The Secret Handshake chronology
| One Full Year (2007) | My Name Up in Lights (2009) | Night & Day (2010) |

= My Name Up in Lights =

My Name Up in Lights is The Secret Handshake's third full-length studio album. It was released on April 29, 2009 on Triple Crown Records. Luis Dubuc began writing songs for My Name Up in Lights immediately after he finished One Full Year and eventually ended with 60 songs to choose from for his follow-up album. Dubuc wrote, played, recorded, programmed and produced the whole record himself in his home studio.

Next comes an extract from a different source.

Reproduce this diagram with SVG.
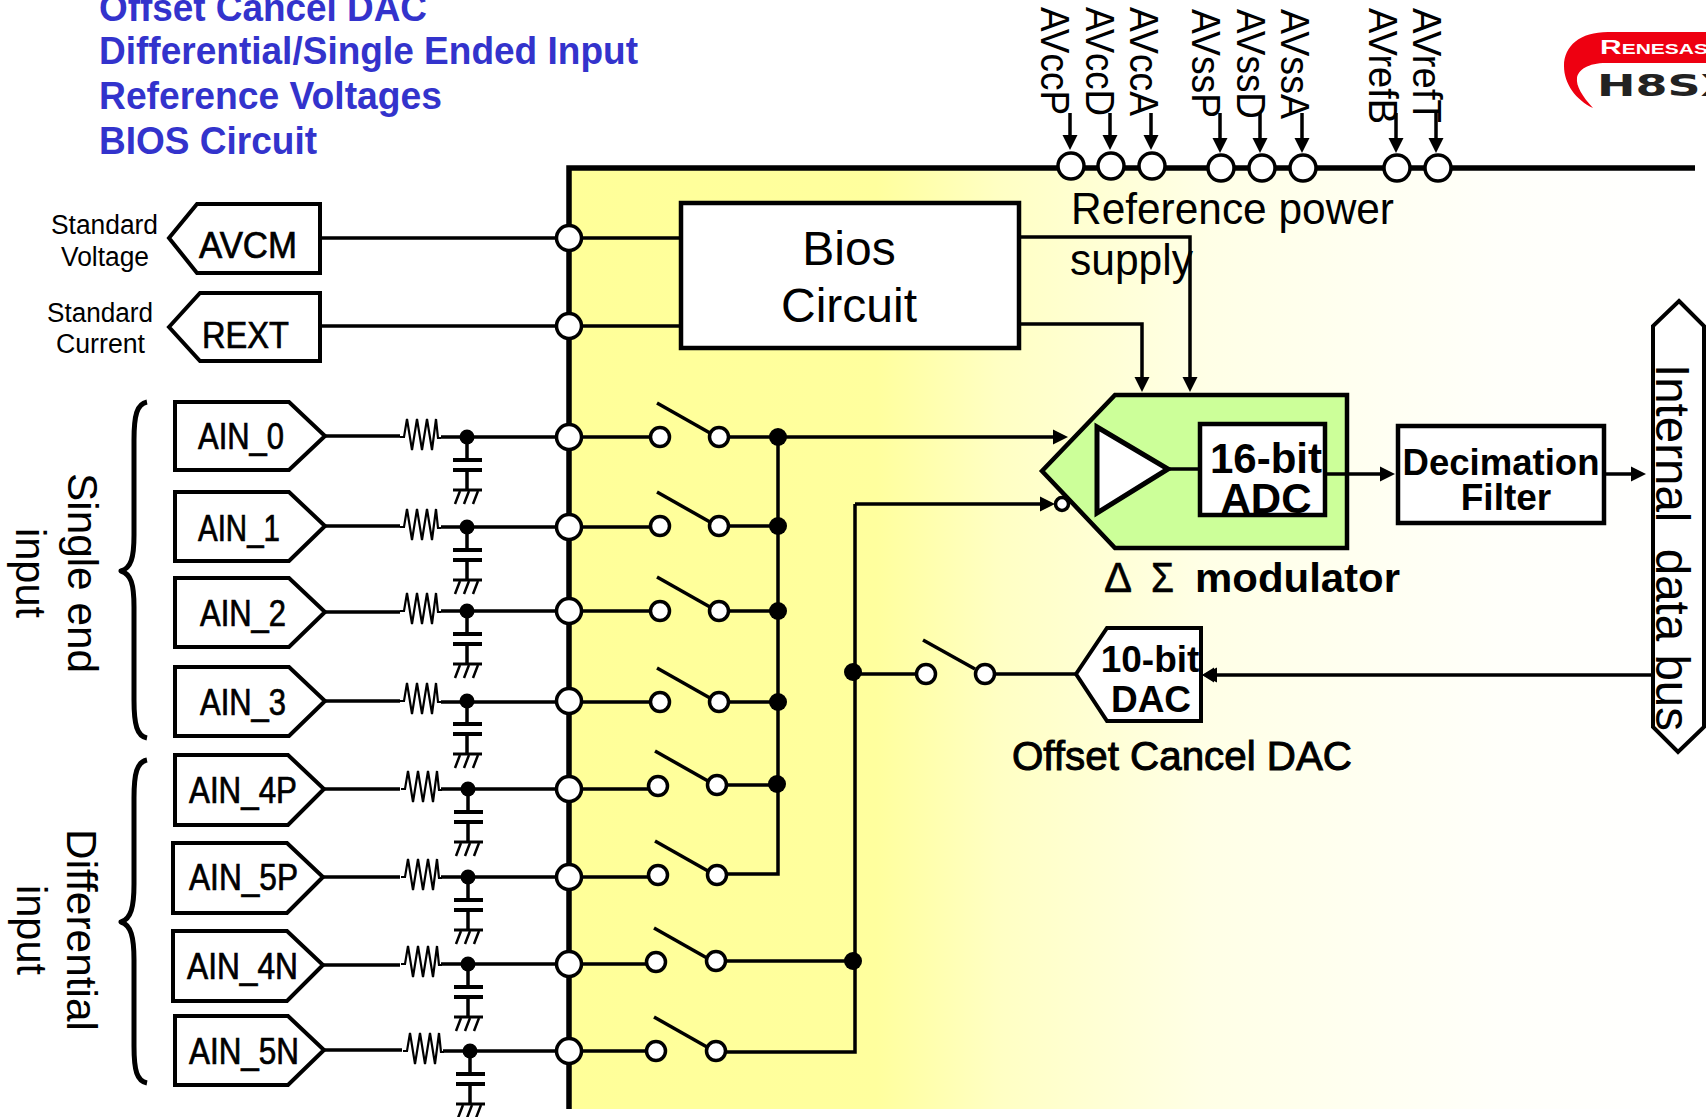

The album reached No. 17 on the Billboard Heatseekers chart and No. 45 on the Independent Albums chart.

==Track listing==
1. "All for You"
2. "TGIF"
3. "Nothing Can Change That"
4. "Little Song"
5. "What's Wrong"
6. "Saturday"
7. "Make Up Your Mind"
8. "Hey Girl"
9. "Brand New Love"
10. "Last Song"
iTunes bonus tracks:

- "Better Off Alone" (Alice DeeJay cover)
- "Make Up Your Mind" (Remix feat. Random Impulse)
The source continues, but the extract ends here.